━━ TASK INPUTS

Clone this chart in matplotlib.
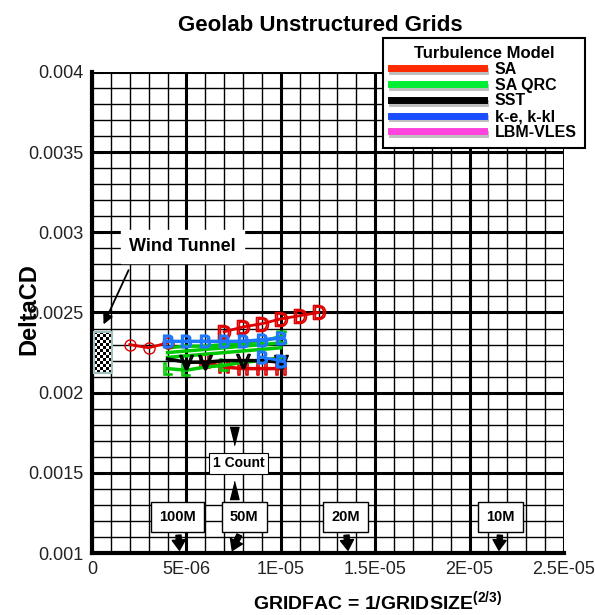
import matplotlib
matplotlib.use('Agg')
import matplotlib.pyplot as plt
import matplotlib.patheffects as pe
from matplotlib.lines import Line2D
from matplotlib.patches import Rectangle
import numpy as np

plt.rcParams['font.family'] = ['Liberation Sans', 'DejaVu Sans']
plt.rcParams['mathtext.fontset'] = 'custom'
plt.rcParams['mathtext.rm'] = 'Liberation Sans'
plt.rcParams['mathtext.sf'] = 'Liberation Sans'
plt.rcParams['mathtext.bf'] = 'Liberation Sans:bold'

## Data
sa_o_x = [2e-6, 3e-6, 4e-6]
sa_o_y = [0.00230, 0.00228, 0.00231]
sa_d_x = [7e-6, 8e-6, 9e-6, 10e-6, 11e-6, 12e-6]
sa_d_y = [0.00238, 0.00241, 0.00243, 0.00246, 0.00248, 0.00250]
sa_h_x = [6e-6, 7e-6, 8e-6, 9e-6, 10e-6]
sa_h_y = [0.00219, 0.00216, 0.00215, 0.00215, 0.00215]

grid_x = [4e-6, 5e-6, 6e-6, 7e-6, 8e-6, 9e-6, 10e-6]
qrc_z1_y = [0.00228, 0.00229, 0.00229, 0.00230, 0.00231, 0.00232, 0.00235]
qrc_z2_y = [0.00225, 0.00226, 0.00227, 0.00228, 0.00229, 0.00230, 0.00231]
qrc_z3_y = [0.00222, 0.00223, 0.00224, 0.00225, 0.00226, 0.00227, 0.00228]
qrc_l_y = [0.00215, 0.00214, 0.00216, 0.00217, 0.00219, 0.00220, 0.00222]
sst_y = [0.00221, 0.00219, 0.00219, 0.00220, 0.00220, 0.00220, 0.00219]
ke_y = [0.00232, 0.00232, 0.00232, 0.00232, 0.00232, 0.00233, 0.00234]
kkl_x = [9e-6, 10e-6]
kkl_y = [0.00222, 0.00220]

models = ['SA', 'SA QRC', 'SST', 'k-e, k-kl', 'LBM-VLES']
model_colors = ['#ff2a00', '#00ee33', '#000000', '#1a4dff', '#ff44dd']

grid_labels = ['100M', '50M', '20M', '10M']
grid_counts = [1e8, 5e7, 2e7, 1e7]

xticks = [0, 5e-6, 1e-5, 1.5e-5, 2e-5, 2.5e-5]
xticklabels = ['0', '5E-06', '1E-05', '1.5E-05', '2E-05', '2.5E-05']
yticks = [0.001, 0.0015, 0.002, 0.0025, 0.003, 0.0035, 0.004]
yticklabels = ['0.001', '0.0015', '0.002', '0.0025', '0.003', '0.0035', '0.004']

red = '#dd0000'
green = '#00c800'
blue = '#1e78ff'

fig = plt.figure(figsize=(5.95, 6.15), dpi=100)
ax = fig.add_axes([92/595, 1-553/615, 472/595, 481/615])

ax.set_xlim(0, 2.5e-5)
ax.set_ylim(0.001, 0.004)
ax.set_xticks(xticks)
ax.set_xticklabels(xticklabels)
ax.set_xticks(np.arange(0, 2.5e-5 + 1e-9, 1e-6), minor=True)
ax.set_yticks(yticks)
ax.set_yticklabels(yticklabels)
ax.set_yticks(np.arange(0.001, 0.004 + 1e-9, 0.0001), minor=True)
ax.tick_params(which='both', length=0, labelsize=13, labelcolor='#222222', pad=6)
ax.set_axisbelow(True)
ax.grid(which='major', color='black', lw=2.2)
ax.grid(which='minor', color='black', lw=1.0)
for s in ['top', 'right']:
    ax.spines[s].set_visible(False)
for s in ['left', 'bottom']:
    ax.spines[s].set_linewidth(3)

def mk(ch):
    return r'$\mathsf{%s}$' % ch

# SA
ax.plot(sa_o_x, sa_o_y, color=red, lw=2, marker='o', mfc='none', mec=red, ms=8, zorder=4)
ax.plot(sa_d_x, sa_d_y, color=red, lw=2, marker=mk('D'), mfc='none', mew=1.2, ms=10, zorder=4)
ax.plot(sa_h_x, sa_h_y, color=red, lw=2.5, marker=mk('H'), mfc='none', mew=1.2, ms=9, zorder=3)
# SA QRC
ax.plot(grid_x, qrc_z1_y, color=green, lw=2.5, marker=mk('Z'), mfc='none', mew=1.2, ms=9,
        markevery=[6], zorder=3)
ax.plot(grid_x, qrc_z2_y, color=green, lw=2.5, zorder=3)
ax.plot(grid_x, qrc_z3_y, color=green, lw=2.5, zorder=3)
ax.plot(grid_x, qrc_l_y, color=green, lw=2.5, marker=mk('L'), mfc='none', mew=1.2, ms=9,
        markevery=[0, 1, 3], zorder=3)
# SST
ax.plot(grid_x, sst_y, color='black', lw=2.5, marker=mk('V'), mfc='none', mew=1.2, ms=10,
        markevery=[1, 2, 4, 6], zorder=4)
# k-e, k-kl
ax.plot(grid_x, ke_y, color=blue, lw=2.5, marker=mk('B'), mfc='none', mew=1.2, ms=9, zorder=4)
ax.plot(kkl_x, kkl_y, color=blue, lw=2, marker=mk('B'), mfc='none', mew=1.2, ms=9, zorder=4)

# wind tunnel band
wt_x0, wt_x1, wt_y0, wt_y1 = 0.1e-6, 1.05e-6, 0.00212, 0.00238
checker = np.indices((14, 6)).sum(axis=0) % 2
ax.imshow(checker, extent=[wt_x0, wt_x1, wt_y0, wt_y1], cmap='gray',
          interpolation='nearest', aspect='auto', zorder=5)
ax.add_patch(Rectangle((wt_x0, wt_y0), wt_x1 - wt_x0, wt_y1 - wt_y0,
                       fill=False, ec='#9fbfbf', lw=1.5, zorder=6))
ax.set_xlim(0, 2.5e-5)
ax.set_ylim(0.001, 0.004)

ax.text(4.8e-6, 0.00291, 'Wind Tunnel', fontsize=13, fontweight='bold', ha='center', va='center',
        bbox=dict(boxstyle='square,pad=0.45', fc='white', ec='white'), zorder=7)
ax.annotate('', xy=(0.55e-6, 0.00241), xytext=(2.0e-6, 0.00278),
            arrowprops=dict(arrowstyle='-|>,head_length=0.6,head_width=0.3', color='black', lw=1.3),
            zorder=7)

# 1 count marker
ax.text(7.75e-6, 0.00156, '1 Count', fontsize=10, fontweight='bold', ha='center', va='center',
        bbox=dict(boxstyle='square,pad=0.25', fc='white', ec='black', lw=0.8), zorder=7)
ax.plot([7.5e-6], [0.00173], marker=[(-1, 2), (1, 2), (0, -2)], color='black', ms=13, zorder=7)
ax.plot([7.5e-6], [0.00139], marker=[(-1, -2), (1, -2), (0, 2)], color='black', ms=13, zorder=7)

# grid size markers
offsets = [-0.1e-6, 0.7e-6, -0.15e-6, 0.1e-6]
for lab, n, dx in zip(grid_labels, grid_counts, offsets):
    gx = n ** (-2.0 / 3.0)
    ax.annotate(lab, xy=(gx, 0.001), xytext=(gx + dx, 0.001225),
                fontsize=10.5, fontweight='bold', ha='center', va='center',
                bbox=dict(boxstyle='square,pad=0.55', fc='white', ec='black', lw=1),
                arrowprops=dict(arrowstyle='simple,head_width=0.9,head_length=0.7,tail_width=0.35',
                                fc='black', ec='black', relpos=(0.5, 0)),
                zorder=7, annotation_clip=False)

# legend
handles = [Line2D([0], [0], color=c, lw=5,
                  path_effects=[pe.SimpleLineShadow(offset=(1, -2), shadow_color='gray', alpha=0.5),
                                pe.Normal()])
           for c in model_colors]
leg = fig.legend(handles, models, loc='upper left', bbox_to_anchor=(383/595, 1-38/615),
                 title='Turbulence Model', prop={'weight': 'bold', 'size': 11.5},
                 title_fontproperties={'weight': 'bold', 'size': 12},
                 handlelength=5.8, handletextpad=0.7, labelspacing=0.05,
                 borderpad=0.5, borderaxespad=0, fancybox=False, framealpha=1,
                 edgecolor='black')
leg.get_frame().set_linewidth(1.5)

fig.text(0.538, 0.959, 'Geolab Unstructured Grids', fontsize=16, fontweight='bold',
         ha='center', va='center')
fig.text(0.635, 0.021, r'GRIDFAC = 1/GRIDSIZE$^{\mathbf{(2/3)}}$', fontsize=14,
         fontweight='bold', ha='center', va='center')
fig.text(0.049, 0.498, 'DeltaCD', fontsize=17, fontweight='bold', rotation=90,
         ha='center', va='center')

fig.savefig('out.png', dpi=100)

━━━━
━━ TASK INPUTS

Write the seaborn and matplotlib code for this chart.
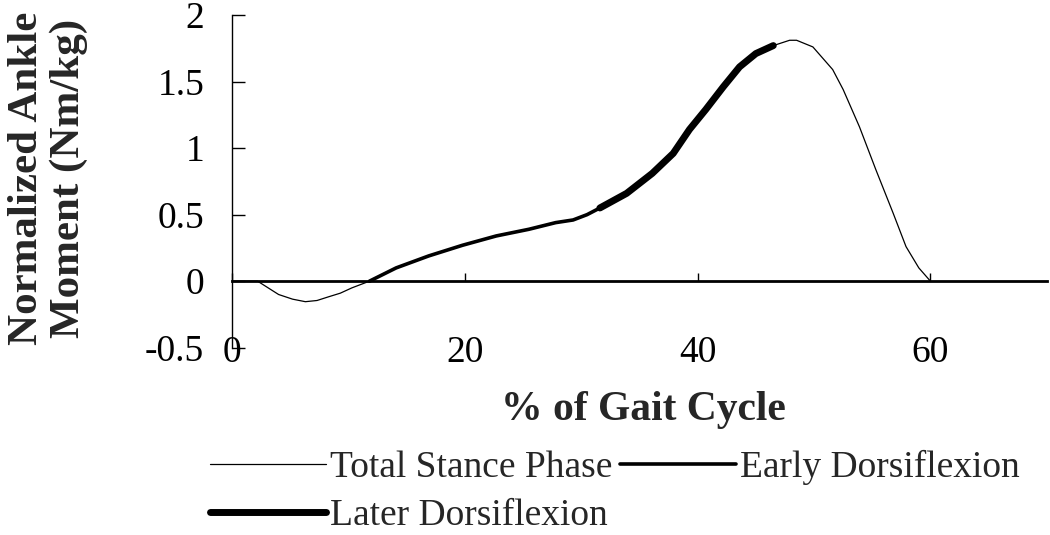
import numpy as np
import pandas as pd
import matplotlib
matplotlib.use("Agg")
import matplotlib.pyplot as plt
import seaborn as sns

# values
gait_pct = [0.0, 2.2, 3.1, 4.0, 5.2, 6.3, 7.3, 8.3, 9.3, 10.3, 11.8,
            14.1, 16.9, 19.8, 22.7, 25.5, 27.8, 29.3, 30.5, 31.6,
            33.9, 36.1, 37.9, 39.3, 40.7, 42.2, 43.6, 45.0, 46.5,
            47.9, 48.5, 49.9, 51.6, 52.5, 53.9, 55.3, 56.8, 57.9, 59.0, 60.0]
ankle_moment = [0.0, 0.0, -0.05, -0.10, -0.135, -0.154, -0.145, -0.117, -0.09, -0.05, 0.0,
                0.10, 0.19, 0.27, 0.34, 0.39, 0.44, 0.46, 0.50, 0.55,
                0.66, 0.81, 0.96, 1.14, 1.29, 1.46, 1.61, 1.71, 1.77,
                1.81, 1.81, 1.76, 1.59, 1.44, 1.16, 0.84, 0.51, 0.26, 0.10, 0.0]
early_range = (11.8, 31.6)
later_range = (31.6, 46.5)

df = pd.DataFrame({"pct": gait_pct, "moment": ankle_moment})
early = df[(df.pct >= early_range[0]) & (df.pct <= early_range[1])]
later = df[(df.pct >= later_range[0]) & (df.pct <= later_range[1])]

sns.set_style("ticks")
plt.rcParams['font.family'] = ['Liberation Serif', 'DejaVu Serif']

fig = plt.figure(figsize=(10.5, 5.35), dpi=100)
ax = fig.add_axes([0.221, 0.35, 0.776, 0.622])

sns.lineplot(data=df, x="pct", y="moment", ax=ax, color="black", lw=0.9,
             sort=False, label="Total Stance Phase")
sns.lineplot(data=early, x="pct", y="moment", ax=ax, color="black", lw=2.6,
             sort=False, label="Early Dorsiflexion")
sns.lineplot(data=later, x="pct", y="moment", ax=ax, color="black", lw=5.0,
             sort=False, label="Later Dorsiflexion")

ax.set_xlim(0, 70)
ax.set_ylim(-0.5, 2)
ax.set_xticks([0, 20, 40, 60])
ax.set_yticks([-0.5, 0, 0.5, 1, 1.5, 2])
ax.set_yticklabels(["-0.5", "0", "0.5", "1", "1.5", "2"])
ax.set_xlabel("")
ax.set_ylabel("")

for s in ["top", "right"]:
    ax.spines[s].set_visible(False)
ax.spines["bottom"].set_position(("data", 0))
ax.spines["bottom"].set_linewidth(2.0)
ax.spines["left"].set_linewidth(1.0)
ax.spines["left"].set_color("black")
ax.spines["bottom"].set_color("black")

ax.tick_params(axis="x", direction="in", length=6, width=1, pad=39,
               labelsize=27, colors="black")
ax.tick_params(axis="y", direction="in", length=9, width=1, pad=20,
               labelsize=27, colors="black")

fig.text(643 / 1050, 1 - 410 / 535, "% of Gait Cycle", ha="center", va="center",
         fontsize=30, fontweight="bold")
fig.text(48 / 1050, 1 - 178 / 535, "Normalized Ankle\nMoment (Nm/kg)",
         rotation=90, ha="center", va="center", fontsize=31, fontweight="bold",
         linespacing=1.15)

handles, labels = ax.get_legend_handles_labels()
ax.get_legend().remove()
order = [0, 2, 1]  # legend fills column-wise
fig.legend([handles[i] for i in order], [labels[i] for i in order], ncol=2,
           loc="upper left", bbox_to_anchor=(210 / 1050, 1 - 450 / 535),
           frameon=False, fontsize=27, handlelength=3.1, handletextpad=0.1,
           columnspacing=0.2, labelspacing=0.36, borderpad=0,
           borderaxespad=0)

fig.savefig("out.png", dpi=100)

━━━━

WHAT IS BEING ASKED: Find the lines with the string "matplotlib" and reproduce them.

SOLUTION BELOW:
Clone this chart in matplotlib.
import matplotlib
matplotlib.use('Agg')
import matplotlib.pyplot as plt
import matplotlib.patheffects as pe
from matplotlib.lines import Line2D
from matplotlib.patches import Rectangle
Write the seaborn and matplotlib code for this chart.
import matplotlib
matplotlib.use("Agg")
import matplotlib.pyplot as plt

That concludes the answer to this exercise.